__Exercise__
Repeat word for word the lines from the top of the records through the line containing "0.522, 0.652, 1.0];", and skip the pictures.

Data extracted from a collection
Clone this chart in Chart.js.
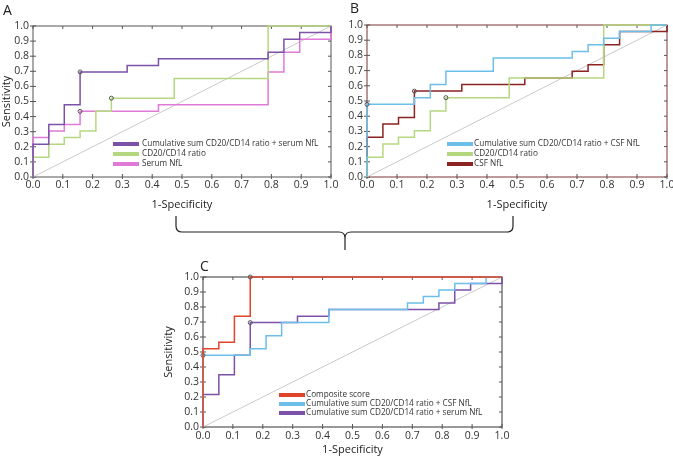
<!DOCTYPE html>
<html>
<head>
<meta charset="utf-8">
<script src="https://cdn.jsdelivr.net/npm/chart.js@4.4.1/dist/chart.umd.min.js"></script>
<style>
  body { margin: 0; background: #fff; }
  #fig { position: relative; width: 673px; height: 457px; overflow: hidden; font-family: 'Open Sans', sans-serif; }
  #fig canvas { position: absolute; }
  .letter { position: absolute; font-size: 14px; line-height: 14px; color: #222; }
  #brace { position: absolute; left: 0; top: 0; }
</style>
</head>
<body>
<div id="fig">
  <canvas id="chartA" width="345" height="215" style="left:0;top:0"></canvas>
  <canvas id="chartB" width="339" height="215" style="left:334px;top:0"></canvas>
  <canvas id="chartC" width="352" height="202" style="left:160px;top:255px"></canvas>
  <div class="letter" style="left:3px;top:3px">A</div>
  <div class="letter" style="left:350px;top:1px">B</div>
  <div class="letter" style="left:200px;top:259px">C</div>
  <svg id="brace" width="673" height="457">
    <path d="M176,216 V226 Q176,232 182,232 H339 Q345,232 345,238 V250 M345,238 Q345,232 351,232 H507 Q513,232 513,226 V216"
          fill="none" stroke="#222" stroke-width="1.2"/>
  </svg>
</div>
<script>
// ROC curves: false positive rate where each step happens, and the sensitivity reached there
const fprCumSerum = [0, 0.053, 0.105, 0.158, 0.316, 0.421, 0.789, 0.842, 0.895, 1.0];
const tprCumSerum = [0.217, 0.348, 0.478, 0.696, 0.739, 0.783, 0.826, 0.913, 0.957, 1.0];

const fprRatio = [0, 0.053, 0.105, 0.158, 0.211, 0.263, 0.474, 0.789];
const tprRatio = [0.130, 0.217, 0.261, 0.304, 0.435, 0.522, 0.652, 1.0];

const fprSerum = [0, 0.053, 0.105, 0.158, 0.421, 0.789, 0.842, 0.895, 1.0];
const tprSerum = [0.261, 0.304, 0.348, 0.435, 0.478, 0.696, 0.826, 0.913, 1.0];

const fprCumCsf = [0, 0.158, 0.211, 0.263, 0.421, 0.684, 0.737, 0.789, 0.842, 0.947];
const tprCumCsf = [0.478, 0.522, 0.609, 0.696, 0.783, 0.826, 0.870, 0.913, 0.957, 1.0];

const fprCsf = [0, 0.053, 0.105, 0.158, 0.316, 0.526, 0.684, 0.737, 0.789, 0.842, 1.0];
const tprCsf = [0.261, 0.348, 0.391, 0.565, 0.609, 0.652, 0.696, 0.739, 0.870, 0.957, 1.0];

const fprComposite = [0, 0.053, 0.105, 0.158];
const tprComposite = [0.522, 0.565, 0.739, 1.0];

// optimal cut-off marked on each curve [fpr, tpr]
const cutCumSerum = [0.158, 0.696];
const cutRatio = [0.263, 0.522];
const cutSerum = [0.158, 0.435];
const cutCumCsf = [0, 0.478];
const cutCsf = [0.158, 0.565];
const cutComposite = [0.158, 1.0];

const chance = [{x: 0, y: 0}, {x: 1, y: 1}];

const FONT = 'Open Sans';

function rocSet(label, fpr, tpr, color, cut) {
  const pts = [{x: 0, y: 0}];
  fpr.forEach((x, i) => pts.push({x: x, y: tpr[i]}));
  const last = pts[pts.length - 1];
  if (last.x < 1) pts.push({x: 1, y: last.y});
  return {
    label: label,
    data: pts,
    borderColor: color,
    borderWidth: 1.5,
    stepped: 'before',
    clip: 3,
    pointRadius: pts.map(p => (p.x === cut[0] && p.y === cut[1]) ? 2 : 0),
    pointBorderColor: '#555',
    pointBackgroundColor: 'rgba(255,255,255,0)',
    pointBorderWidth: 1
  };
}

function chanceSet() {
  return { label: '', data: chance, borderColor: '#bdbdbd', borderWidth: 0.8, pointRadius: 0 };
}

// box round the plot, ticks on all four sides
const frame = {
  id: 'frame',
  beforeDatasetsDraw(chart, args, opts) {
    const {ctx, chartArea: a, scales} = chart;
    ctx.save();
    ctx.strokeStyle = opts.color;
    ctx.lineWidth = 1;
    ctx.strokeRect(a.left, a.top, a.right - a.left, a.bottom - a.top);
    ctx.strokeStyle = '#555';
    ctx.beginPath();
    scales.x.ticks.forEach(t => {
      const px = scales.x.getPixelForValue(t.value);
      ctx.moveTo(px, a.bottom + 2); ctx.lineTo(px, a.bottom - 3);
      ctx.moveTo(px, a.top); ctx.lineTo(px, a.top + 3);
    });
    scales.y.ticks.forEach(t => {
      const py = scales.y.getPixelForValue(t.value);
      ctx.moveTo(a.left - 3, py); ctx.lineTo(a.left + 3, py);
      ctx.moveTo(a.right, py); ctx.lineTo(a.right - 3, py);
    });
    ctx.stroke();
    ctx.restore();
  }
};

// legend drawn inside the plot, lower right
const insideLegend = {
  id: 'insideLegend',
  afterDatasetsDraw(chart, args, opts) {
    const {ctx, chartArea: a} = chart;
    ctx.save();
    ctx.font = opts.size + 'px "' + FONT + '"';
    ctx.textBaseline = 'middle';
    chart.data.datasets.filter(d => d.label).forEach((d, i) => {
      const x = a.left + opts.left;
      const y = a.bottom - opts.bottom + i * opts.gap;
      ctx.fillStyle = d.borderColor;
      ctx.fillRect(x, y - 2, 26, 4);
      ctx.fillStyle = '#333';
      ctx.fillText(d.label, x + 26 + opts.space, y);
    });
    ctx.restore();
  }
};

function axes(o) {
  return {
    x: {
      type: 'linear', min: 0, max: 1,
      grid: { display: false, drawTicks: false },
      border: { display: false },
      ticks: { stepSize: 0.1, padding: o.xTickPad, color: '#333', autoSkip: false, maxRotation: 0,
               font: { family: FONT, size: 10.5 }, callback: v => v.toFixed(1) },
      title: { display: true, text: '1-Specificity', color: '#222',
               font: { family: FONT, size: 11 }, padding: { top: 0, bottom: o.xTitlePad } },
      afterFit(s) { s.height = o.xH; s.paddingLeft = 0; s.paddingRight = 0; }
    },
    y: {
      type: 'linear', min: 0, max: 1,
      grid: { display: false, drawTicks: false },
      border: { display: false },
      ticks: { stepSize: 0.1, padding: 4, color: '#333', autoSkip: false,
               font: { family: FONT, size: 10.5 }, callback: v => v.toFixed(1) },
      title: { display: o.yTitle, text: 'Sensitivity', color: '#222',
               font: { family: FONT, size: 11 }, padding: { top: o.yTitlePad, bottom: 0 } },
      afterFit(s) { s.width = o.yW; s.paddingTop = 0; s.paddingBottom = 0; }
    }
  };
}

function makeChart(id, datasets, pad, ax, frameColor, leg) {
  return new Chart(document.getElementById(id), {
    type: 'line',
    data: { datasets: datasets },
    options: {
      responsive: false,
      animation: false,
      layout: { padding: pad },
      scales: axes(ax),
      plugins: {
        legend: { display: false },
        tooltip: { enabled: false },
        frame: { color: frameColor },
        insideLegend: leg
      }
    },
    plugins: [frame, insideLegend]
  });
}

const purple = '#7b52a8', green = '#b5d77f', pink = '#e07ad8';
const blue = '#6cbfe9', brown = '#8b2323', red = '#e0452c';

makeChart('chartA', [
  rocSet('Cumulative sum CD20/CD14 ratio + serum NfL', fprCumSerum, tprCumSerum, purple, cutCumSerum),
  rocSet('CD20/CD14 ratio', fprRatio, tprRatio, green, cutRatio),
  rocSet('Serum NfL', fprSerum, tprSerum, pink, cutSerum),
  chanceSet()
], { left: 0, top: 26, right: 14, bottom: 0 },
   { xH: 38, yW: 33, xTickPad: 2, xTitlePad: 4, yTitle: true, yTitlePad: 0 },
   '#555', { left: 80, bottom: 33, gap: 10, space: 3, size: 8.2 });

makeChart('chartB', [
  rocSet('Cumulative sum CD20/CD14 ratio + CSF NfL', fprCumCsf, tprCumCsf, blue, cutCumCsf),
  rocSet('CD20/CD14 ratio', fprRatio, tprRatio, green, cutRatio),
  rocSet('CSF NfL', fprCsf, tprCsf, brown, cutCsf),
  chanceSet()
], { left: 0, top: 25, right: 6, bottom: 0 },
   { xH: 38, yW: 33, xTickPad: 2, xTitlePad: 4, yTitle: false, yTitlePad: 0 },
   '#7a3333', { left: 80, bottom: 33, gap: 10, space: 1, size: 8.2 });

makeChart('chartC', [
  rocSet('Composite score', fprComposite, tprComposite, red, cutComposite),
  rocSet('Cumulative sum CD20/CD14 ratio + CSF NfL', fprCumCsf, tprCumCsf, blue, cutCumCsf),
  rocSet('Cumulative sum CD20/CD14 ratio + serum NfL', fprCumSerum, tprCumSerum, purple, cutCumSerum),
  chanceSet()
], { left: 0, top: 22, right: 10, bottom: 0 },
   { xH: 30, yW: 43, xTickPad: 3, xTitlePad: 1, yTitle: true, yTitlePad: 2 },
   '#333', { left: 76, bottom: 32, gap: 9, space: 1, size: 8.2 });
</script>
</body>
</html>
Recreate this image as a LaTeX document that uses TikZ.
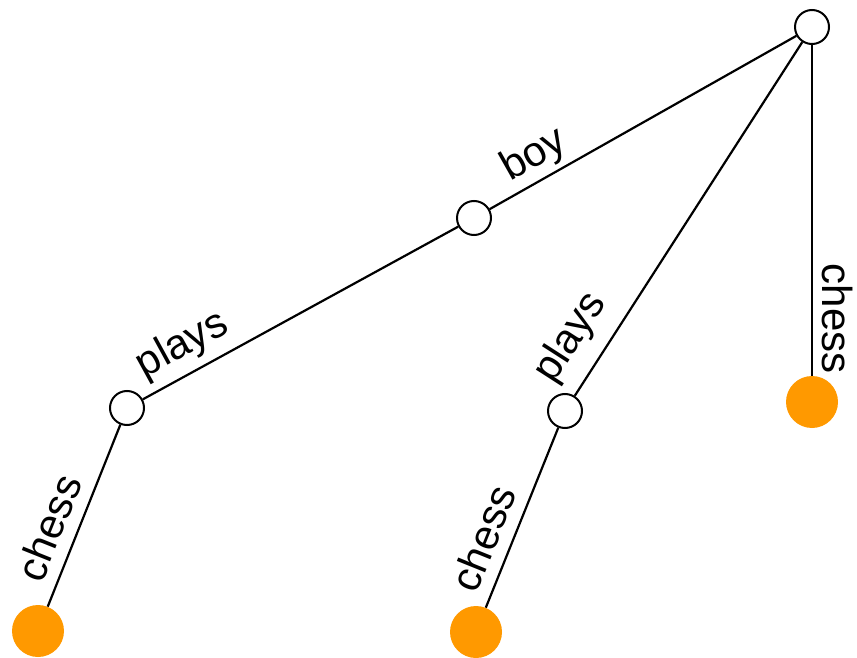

__Solution for this exercise__
Clone this chart in Chart.js.
<!DOCTYPE html>
<html>
<head>
<meta charset="utf-8">
<script src="https://cdn.jsdelivr.net/npm/chart.js@4.4.1/dist/chart.umd.min.js"></script>
<style>
  body { margin: 0; background: #fff; }
  #fig { position: relative; width: 673px; height: 457px; overflow: hidden; font-family: 'Open Sans', sans-serif; }
  #fig canvas { position: absolute; }
  .letter { position: absolute; font-size: 14px; line-height: 14px; color: #222; }
  #brace { position: absolute; left: 0; top: 0; }
</style>
</head>
<body>
<div id="fig">
  <canvas id="chartA" width="345" height="215" style="left:0;top:0"></canvas>
  <canvas id="chartB" width="339" height="215" style="left:334px;top:0"></canvas>
  <canvas id="chartC" width="352" height="202" style="left:160px;top:255px"></canvas>
  <div class="letter" style="left:3px;top:3px">A</div>
  <div class="letter" style="left:350px;top:1px">B</div>
  <div class="letter" style="left:200px;top:259px">C</div>
  <svg id="brace" width="673" height="457">
    <path d="M176,216 V226 Q176,232 182,232 H339 Q345,232 345,238 V250 M345,238 Q345,232 351,232 H507 Q513,232 513,226 V216"
          fill="none" stroke="#222" stroke-width="1.2"/>
  </svg>
</div>
<script>
// ROC curves: false positive rate where each step happens, and the sensitivity reached there
const fprCumSerum = [0, 0.053, 0.105, 0.158, 0.316, 0.421, 0.789, 0.842, 0.895, 1.0];
const tprCumSerum = [0.217, 0.348, 0.478, 0.696, 0.739, 0.783, 0.826, 0.913, 0.957, 1.0];

const fprRatio = [0, 0.053, 0.105, 0.158, 0.211, 0.263, 0.474, 0.789];
const tprRatio = [0.130, 0.217, 0.261, 0.304, 0.435, 0.522, 0.652, 1.0];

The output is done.